Berikut adalah jejak warisan Gus Dur di isu lingkungan:
- Penganjur “Land Reform” untuk Kedaulatan Agraria dan Keadilan untuk Petani
- Pendorong lahirnya Tap MPR IX/2001, Pembaruan Agraria dan Pengelolaan SDA
- Pelopor dan Inspirator Pembangunan Berbasis Maritim: Kedaulatan SDA Laut dan Pesisir (Lahirnya Kementerian Perikanan dan Kelautan)
- Pendorong gagasan gerakan hijau (green movement) dalam parpol dengan prinsip kultural dan bersumber pada nilai-nilai lokal yang hidup (living knowledge)
- Penolakan industri ekstraktif perusak SDA dan Eksklusi Rakyat (PLTN Jateng, Pabrik Kertas Sumatera/2010)
- Terobosan Kebijakan Moratorium Logging Hutan (10-20 tahun) untuk keberlanjutan pelestarian ekosistem diikuti restorasi, koreksi regulasi, dan kebijakan perusak SDA
- Pengembangan Pendidikan Islam berwawasan Lingkungan Hidup
- Mendapat Gelar Penghormatan Tokoh Pejuang Lingkungan Hidup (WALHI 2010)

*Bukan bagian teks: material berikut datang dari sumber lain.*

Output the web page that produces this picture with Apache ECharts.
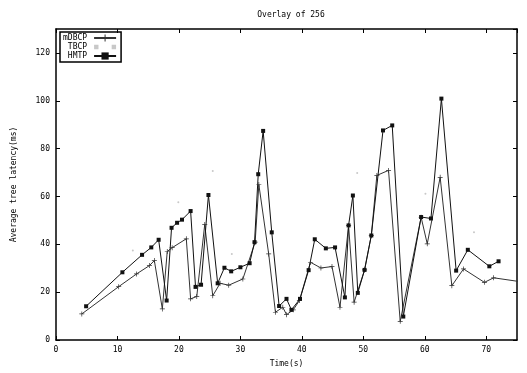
<!DOCTYPE html>
<html>
<head>
<meta charset="utf-8">
<script src="https://cdn.jsdelivr.net/npm/echarts@6/dist/echarts.min.js"></script>
<style>html,body{margin:0;padding:0;background:#fff}#c{width:527px;height:373px}</style>
</head>
<body>
<div id="c"></div>
<script>
var titleText = 'Overlay of 256';
var xName = 'Time(s)';
var yName = 'Average tree latency(ms)';
var seriesNames = ['mDBCP', 'TBCP', 'HMTP'];

var mdbcp = [[4.2,10.9],[10.2,22.3],[13.1,27.6],[15.2,31.1],[16.0,33.2],[17.3,13.0],[18.1,37.0],[18.9,38.6],[21.2,42.3],[21.9,17.2],[22.9,18.2],[24.2,48.3],[25.5,18.5],[26.7,23.7],[28.1,22.9],[30.4,25.5],[32.4,40.9],[33.0,65.0],[34.6,36.0],[35.7,11.6],[36.9,13.7],[37.5,10.6],[38.6,12.6],[39.6,16.5],[41.4,32.5],[43.1,30.1],[44.9,30.7],[46.2,13.7],[47.6,47.9],[48.5,15.8],[50.2,29.3],[51.3,43.7],[52.2,68.8],[54.1,70.9],[56.0,7.8],[59.4,51.3],[60.4,40.2],[62.5,68.0],[64.4,22.7],[66.3,29.7],[69.7,24.1],[71.2,26.0],[75.2,24.5]];

var tbcp = [[12.5,37.4],[19.9,57.6],[25.5,70.6],[28.6,36.0],[49.0,69.8],[60.1,61.1],[68.0,45.0]];

var hmtp = [[4.9,14.1],[10.8,28.3],[14.0,35.6],[15.5,38.7],[16.7,41.9],[18.0,16.5],[18.8,46.9],[19.7,49.0],[20.5,50.3],[21.9,53.9],[22.7,22.2],[23.6,23.1],[24.8,60.6],[26.3,23.7],[27.4,30.2],[28.5,28.7],[30.0,30.4],[31.5,32.1],[32.3,40.9],[32.9,69.3],[33.7,87.4],[35.1,45.0],[36.3,14.2],[37.5,17.2],[38.3,12.6],[39.7,17.2],[41.1,29.2],[42.1,42.1],[43.9,38.3],[45.4,38.7],[47.0,17.8],[47.6,47.9],[48.3,60.4],[49.1,19.7],[50.2,29.3],[51.3,43.7],[53.2,87.6],[54.7,89.7],[56.5,9.8],[59.4,51.4],[61.0,50.8],[62.7,100.9],[65.1,29.0],[67.0,37.7],[70.5,30.8],[72.0,32.9]];

var xMin = 0, xMax = 75, xStep = 10;
var yMin = 0, yMax = 130, yStep = 20;

var FONT = 'DejaVu Sans Mono';
var plusPath = 'path://M0,4.3L10,4.3L10,5.7L0,5.7ZM4.3,0L5.7,0L5.7,10L4.3,10Z';

var chart = echarts.init(document.getElementById('c'), null, {renderer: 'canvas'});

function axisCommon(extra, showLabel) {
  var o = {
    type: 'value',
    splitLine: {show: false},
    axisLine: {show: true, onZero: false, lineStyle: {color: '#000', width: 1.5}},
    axisTick: {show: true, inside: true, length: 4, lineStyle: {color: '#000', width: 1}},
    axisLabel: {show: showLabel, showMaxLabel: false, color: '#000', fontFamily: FONT, fontSize: 8, margin: 6}
  };
  for (var k in extra) o[k] = extra[k];
  return o;
}

chart.setOption({
  backgroundColor: '#fff',
  animation: false,
  title: {
    text: titleText, left: 286, top: 6, textAlign: 'center',
    textStyle: {fontFamily: FONT, fontSize: 8, fontWeight: 'normal', color: '#000'}
  },
  legend: {
    orient: 'vertical', left: 60, top: 32,
    padding: [2, 4, 2, 3], itemGap: 1, itemWidth: 22, itemHeight: 9,
    align: 'right',
    borderColor: '#000', borderWidth: 1.5,
    textStyle: {fontFamily: FONT, fontSize: 8, color: '#000', padding: [0, 2, 0, 0]},
    data: [
      {name: seriesNames[0]},
      {name: seriesNames[1], icon: 'path://M3,4.5L4,4.5L4,5.5L3,5.5ZM7,4.5L8,4.5L8,5.5L7,5.5Z'},
      {name: seriesNames[2]}
    ]
  },
  grid: {left: 56, right: 10, top: 29, bottom: 33, containLabel: false},
  xAxis: [
    axisCommon({min: xMin, max: xMax, interval: xStep, position: 'bottom',
      name: xName, nameLocation: 'middle', nameGap: 20,
      nameTextStyle: {fontFamily: FONT, fontSize: 8, color: '#000'}}, true),
    axisCommon({min: xMin, max: xMax, interval: xStep, position: 'top'}, false)
  ],
  yAxis: [
    axisCommon({min: yMin, max: yMax, interval: yStep, position: 'left',
      name: yName, nameLocation: 'middle', nameGap: 38,
      nameTextStyle: {fontFamily: FONT, fontSize: 8, color: '#000'}}, true),
    axisCommon({min: yMin, max: yMax, interval: yStep, position: 'right'}, false)
  ],
  series: [
    {
      name: seriesNames[0], type: 'line', data: mdbcp,
      symbol: plusPath, symbolSize: 5,
      itemStyle: {color: '#333'},
      lineStyle: {color: '#333', width: 1}
    },
    {
      name: seriesNames[1], type: 'line', data: tbcp,
      symbol: 'circle', symbolSize: 2,
      itemStyle: {color: '#c8c8c8'},
      lineStyle: {color: '#c8c8c8', width: 1, opacity: 0}
    },
    {
      name: seriesNames[2], type: 'line', data: hmtp,
      symbol: 'rect', symbolSize: 4,
      itemStyle: {color: '#111'},
      lineStyle: {color: '#111', width: 1}
    }
  ]
});
</script>
</body>
</html>
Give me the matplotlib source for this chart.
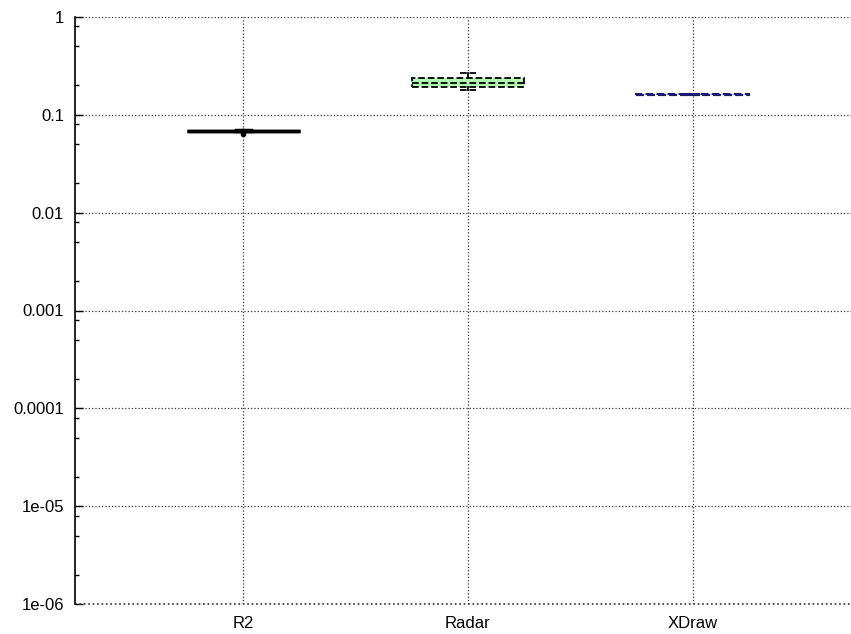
import matplotlib
matplotlib.use('Agg')
import matplotlib.pyplot as plt
from matplotlib.ticker import LogLocator, FixedLocator, FixedFormatter, NullFormatter

plt.rcParams['font.family'] = ['Liberation Sans', 'DejaVu Sans']

# box statistics
names = ['R2', 'Radar', 'XDraw']
q1 = [0.0680, 0.194, 0.158]
med = [0.0683, 0.211, 0.160]
q3 = [0.0686, 0.236, 0.162]
whislo = [0.0676, 0.179, 0.158]
whishi = [0.0692, 0.266, 0.162]
fliers = [[0.0632], [], []]

ytick_vals = [1e-6, 1e-5, 1e-4, 1e-3, 1e-2, 1e-1, 1]
ytick_labels = ['1e-06', '1e-05', '0.0001', '0.001', '0.01', '0.1', '1']

edge_colors = ['black', 'black', '#1a1a6e']
face_colors = ['black', '#b3f7b3', '#c8c8ff']
line_styles = ['-', '--', '--']
line_widths = [2.5, 1.3, 1.5]

fig = plt.figure(figsize=(8.51, 6.34), dpi=100)
ax = fig.add_axes([75/851, 30/634, 786/851, 587/634])

stats = []
for i in range(len(names)):
    stats.append(dict(label=names[i], q1=q1[i], med=med[i], q3=q3[i],
                      whislo=whislo[i], whishi=whishi[i], fliers=fliers[i]))

bp = ax.bxp(stats, positions=[1, 2, 3], widths=0.5, patch_artist=True,
            showfliers=True, capwidths=0.07, zorder=3)

for i in range(len(names)):
    box = bp['boxes'][i]
    box.set_facecolor(face_colors[i])
    box.set_edgecolor(edge_colors[i])
    box.set_linestyle(line_styles[i])
    box.set_linewidth(line_widths[i])
    bp['medians'][i].set_color(edge_colors[i])
    bp['medians'][i].set_linestyle(line_styles[i])
    bp['medians'][i].set_linewidth(line_widths[i])
    for w in bp['whiskers'][2*i:2*i+2]:
        w.set_color(edge_colors[i])
        w.set_linewidth(line_widths[i])
    for c in bp['caps'][2*i:2*i+2]:
        c.set_color(edge_colors[i])
        c.set_linestyle(line_styles[i])
        c.set_linewidth(line_widths[i])
    bp['fliers'][i].set_marker('o')
    bp['fliers'][i].set_markersize(3)
    bp['fliers'][i].set_markerfacecolor('black')
    bp['fliers'][i].set_markeredgecolor('black')

ax.set_yscale('log')
ax.set_ylim(1e-6, 1)
ax.set_xlim(0.25, 3.75)

ax.yaxis.set_major_locator(FixedLocator(ytick_vals))
ax.yaxis.set_major_formatter(FixedFormatter(ytick_labels))
ax.yaxis.set_minor_locator(LogLocator(base=10, subs=[2, 5, 8]))
ax.yaxis.set_minor_formatter(NullFormatter())
ax.tick_params(axis='y', which='major', direction='in', length=6, width=1, labelsize=12, pad=8)
ax.tick_params(axis='y', which='minor', direction='in', length=3, width=1)
ax.set_xticks([1, 2, 3])
ax.set_xticklabels(names)
ax.tick_params(axis='x', length=0, labelsize=12, pad=9)

ax.grid(True, which='major', linestyle=':', color='#333333', linewidth=0.9)
ax.axhline(1e-6, linestyle=':', color='#333333', linewidth=1.2, clip_on=False)
ax.set_axisbelow(True)

ax.spines['top'].set_visible(False)
ax.spines['right'].set_visible(False)
ax.spines['left'].set_linewidth(1.2)
ax.spines['bottom'].set_visible(False)

fig.savefig('out.png', dpi=100)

Setidaknya terdapat delapan catatan perjuangan Gus Dur di isu lingkungan, meskipun mungkin ada jejak-jejak lain yang tidak atau belum tercatat. Untuk itu, tidak banyak yang penulis bisa ucapkan dalam menutup catatan singkat ini selain; “Gus Dur telah meneladankan, saatnya kita melanjutkan”.